The Bicycle Island - Cykeløen - as seen from space.
In an unveiling ceremony at the City Hall yesterday, Copenhagen and a consortium of environmental investors and architects from Denmark and Sweden launched the most comprehensive environmental project in Scandinavian history.
'Cykeløen', or The Bicycle Island, will create much needed real estate for an expanding population in the Danish capital and will become the first Danish landmark to be visible from space. The so-called COMA region, consisting of Copenhagen, Denmark and Malmö, Sweden is experiencing massive growth and The Bicycle Island will act as a symbol for the wealthy region. It's proximity to the Öresund Fixed Link bridge and tunnel that connects Copenhagen to Southern Sweden is important for the whole region.
The Øresund Fixed Link Bridge/Tunnel. © Mikael Colville-Andersen
While there are plans for both luxury and afforable housing with spectacular sea views for 50,000 citizens, the majority of the island will be earmarked for recreational usage and organic farming, as well as an Environmental Research Institute, which will explore and develop future intiatives.
The bicycle has long been a symbol of Danishness and now it is being used as a symbol of the sustainable, environmental goals of the city of Copenhagen, which plans on being the World's Environmental Capital by 2015. Over 36% of the population of Copenhagen ride their bicycles each day on a network of dedicated bicycle lanes and paths.
In accordance with the environmental goals set by the city, The Bicycle Island will be fully self-sustainable. All power will be generated by offshore wind turbines and all waste will be recycled. The goal is becoming the world's first carbon-neutral island.

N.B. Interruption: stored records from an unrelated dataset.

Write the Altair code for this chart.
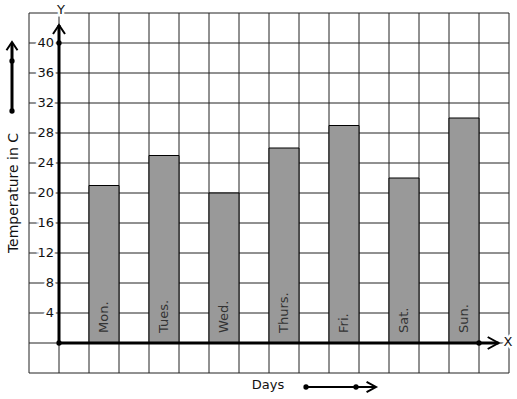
import altair as alt
import pandas as pd

days = ["Mon.", "Tues.", "Wed.", "Thurs.", "Fri.", "Sat.", "Sun."]
temps = [21, 25, 20, 26, 29, 22, 30]
y_ticks = [4, 8, 12, 16, 20, 24, 28, 32, 36, 40]
x_grid = list(range(-1, 16))
y_grid = list(range(-4, 45, 4))

FONT = "DejaVu Sans"

df = pd.DataFrame({"day": days, "temp": temps})
df["start"] = [2 * i + 1 for i in range(len(days))]
df["end"] = df["start"] + 1
df["mid"] = df["start"] + 0.5
df["base"] = 0

tick_df = pd.DataFrame({"v": y_ticks})
xg_df = pd.DataFrame({"g": x_grid})
yg_df = pd.DataFrame({"g": y_grid})

xs = alt.Scale(domain=[-1, 15], nice=False, zero=False)
ys = alt.Scale(domain=[-4, 44], nice=False, zero=False)

GRID = "#222222"

vgrid = alt.Chart(xg_df).mark_rule(color=GRID, strokeWidth=1).encode(
    x=alt.X("g:Q", scale=xs, axis=None),
    y=alt.datum(-4, scale=ys, axis=None), y2=alt.datum(44))
hgrid = alt.Chart(yg_df).mark_rule(color=GRID, strokeWidth=1).encode(
    y=alt.Y("g:Q", scale=ys, axis=None),
    x=alt.datum(-1, scale=xs, axis=None), x2=alt.datum(15))

bars = alt.Chart(df).mark_rect(fill="#999999", stroke="black", strokeWidth=1).encode(
    x=alt.X("start:Q", scale=xs, axis=None),
    x2="end:Q",
    y=alt.Y("base:Q", scale=ys, axis=None),
    y2="temp:Q",
)

bar_labels = alt.Chart(df).mark_text(angle=270, align="left", baseline="middle", dx=10,
                                      fontSize=13, font=FONT, color="#333333").encode(
    x=alt.X("mid:Q", scale=xs, axis=None),
    y=alt.Y("base:Q", scale=ys, axis=None),
    text="day:N",
)

tick_halo = alt.Chart(tick_df).mark_text(align="right", baseline="middle", dx=-5, fontSize=13,
                                          font=FONT, fill="white", stroke="white", strokeWidth=5).encode(
    x=alt.datum(0, scale=xs, axis=None), y=alt.Y("v:Q", scale=ys, axis=None), text="v:Q")
tick_text = alt.Chart(tick_df).mark_text(align="right", baseline="middle", dx=-5, fontSize=13,
                                          font=FONT, color="#111111").encode(
    x=alt.datum(0, scale=xs, axis=None), y=alt.Y("v:Q", scale=ys, axis=None), text="v:Q")

one = pd.DataFrame({"a": [0]})

y_axis_line = alt.Chart(one).mark_rule(color="black", strokeWidth=3).encode(
    x=alt.datum(0, scale=xs, axis=None), y=alt.datum(0, scale=ys, axis=None), y2=alt.datum(42.4))
x_axis_line = alt.Chart(one).mark_rule(color="black", strokeWidth=3).encode(
    x=alt.datum(0, scale=xs, axis=None), x2=alt.datum(14.65), y=alt.datum(0, scale=ys, axis=None))

UP = "M-1,1.5L0,0L1,1.5"
RIGHT = "M-1.8,-1L0,0L-1.8,1"

def head(shape, x, y, size=144):
    return alt.Chart(one).mark_point(shape=shape, size=size, filled=False, stroke="black",
                                     strokeWidth=2, opacity=1).encode(x=x, y=y)

def dot(x, y):
    return alt.Chart(one).mark_circle(size=28, color="black", opacity=1).encode(x=x, y=y)

def dx_(v):
    return alt.datum(v, scale=xs, axis=None)

def dy_(v):
    return alt.datum(v, scale=ys, axis=None)

axis_deco = [
    head(UP, dx_(0), dy_(42.4)),
    head(RIGHT, dx_(14.65), dy_(0)),
    dot(dx_(0), dy_(0)),
    dot(dx_(0), dy_(40)),
    dot(dx_(14), dy_(0)),
]

# decorative arrows outside the plot (pixel positions relative to plot area)
left_arrow = [
    alt.Chart(one).mark_rule(color="black", strokeWidth=3).encode(
        x=alt.value(-17), y=alt.value(30), y2=alt.value(98)),
    head(UP, alt.value(-17), alt.value(29), size=121),
    dot(alt.value(-17), alt.value(48)),
    dot(alt.value(-17), alt.value(98)),
]
bottom_arrow = [
    alt.Chart(one).mark_rule(color="black", strokeWidth=2).encode(
        x=alt.value(277), x2=alt.value(346), y=alt.value(374)),
    head(RIGHT, alt.value(347), alt.value(374), size=110),
    dot(alt.value(277), alt.value(374)),
    dot(alt.value(327), alt.value(374)),
]

def label(text, x, y, size=13, angle=0, halo=False):
    layers = []
    if halo:
        layers.append(alt.Chart(one).mark_text(text=text, fontSize=size, font=FONT, fill="white",
                                               stroke="white", strokeWidth=5, align="center",
                                               baseline="middle", angle=angle).encode(x=x, y=y))
    layers.append(alt.Chart(one).mark_text(text=text, fontSize=size, font=FONT, color="#111111",
                                           align="center", baseline="middle", angle=angle).encode(x=x, y=y))
    return layers

labels = (
    label("Y", alt.value(32), alt.value(-3), halo=True)
    + label("X", alt.value(479), alt.value(329), halo=True)
    + label("Days", alt.value(239), alt.value(372))
    + label("Temperature in C", alt.value(-15), alt.value(180), size=14, angle=270)
)

chart = alt.layer(
    vgrid, hgrid, bars, bar_labels, tick_halo, tick_text, y_axis_line, x_axis_line,
    *axis_deco, *left_arrow, *bottom_arrow, *labels
).properties(
    width=480, height=360,
    padding={"left": 29, "top": 13, "right": 8, "bottom": 26},
    autosize=alt.AutoSizeParams(type="none"),
    background="white",
).configure_view(stroke=None)

chart.save("out.html", embed_options={"renderer": "svg", "actions": False})
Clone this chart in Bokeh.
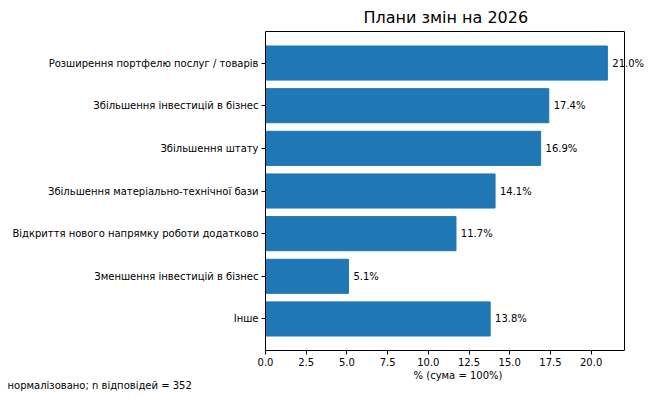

The construction of a massive wind farm just to the east of the proposed island has already begun. The power generated will provide the power necessary to build the Bicycle Island. Plans include electric construction vechicles. © Mikael Colville-Andersen
With spectacular artificial islands under construction in Dubai in the shape of palm trees and a world map, and with the recent announcement that the Netherlands is planning construction of an artificial island shaped like that nation's symbol, the tulip, Copenhagen decided to push forward the plans.
Wind Turbines in Copenhagen Harbour. © Mikael Colville-Andersen
"The choice of a bicycle is obvious for Copenhagen. And the granny bike is a traditional design form in Danish history - it is still the most used kind of bike in the city - and in using this bike design as the shape of the island, we are combining past, present and future in one fell swoop", the press release states.
The proposed Dutch tulip island.
More detailed plans are expected to be unveiled at the COP15 - Global Climate Conference to be held in Copenhagen next year.